▶ What you should do: Extract everything from the first line through the line with "return (B - y) / PH", both ends included, except for any pictures.

[start]

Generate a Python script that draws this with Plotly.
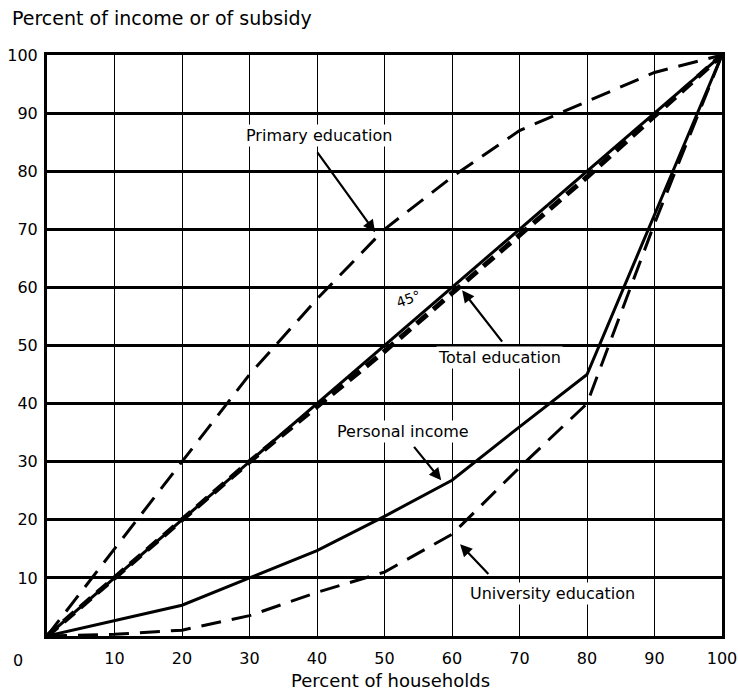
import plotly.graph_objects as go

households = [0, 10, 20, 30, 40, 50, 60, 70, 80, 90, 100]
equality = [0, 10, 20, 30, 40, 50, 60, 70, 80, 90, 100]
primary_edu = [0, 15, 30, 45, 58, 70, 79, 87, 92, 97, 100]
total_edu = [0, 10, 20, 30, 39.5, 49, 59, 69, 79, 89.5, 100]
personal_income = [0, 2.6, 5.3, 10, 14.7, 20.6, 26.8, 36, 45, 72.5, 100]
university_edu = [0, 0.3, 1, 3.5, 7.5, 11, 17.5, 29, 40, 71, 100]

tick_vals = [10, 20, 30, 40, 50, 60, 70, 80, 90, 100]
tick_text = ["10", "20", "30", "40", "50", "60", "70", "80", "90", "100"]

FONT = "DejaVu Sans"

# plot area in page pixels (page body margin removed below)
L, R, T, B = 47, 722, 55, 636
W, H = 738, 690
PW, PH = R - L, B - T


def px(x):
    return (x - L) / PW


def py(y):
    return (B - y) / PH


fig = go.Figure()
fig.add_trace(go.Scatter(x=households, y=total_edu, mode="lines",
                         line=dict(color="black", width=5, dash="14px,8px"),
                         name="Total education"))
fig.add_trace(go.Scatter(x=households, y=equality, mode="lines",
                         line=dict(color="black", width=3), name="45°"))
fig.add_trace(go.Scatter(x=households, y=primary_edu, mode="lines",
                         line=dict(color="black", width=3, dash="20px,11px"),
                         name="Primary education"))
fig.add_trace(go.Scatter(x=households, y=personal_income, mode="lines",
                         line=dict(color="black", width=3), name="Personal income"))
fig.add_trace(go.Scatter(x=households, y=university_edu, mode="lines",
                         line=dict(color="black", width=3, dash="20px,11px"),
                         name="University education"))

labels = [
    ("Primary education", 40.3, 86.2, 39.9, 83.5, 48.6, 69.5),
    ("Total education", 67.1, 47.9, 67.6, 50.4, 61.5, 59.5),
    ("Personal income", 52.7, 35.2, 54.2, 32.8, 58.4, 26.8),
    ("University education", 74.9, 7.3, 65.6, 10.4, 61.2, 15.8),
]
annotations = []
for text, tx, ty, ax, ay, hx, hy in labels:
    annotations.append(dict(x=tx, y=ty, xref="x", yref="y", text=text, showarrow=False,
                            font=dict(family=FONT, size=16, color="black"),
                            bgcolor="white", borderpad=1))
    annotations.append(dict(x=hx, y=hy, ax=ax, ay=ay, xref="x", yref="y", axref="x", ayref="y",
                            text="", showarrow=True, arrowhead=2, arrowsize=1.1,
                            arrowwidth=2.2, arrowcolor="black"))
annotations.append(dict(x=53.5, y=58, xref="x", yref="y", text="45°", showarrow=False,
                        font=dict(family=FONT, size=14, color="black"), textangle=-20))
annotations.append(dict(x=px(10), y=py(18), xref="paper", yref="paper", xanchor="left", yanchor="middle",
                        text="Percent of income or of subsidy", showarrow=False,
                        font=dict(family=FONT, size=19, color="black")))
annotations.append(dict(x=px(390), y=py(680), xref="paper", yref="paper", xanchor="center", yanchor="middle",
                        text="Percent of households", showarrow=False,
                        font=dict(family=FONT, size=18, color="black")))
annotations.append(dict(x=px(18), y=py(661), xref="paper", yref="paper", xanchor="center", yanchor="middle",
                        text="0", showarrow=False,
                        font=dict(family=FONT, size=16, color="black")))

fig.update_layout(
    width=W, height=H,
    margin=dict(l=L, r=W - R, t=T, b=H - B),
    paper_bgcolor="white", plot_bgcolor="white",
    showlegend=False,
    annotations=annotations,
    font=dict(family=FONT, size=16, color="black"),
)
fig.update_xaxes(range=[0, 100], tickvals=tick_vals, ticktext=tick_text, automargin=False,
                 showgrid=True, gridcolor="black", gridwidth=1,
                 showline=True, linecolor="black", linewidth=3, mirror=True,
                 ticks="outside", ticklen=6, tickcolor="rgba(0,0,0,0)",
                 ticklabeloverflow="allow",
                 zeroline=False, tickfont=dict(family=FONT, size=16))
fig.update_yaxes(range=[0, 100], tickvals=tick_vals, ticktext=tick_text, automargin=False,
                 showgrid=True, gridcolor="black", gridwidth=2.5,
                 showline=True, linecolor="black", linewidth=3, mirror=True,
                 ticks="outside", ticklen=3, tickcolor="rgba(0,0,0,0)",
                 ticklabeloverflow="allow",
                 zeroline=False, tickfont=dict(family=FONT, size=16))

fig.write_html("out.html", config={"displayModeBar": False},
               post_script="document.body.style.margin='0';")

[end]

▶ Output of the exercise:
Generate a Python script that draws this with Plotly.
import plotly.graph_objects as go

households = [0, 10, 20, 30, 40, 50, 60, 70, 80, 90, 100]
equality = [0, 10, 20, 30, 40, 50, 60, 70, 80, 90, 100]
primary_edu = [0, 15, 30, 45, 58, 70, 79, 87, 92, 97, 100]
total_edu = [0, 10, 20, 30, 39.5, 49, 59, 69, 79, 89.5, 100]
personal_income = [0, 2.6, 5.3, 10, 14.7, 20.6, 26.8, 36, 45, 72.5, 100]
university_edu = [0, 0.3, 1, 3.5, 7.5, 11, 17.5, 29, 40, 71, 100]

tick_vals = [10, 20, 30, 40, 50, 60, 70, 80, 90, 100]
tick_text = ["10", "20", "30", "40", "50", "60", "70", "80", "90", "100"]

FONT = "DejaVu Sans"

# plot area in page pixels (page body margin removed below)
L, R, T, B = 47, 722, 55, 636
W, H = 738, 690
PW, PH = R - L, B - T


def px(x):
    return (x - L) / PW


def py(y):
    return (B - y) / PH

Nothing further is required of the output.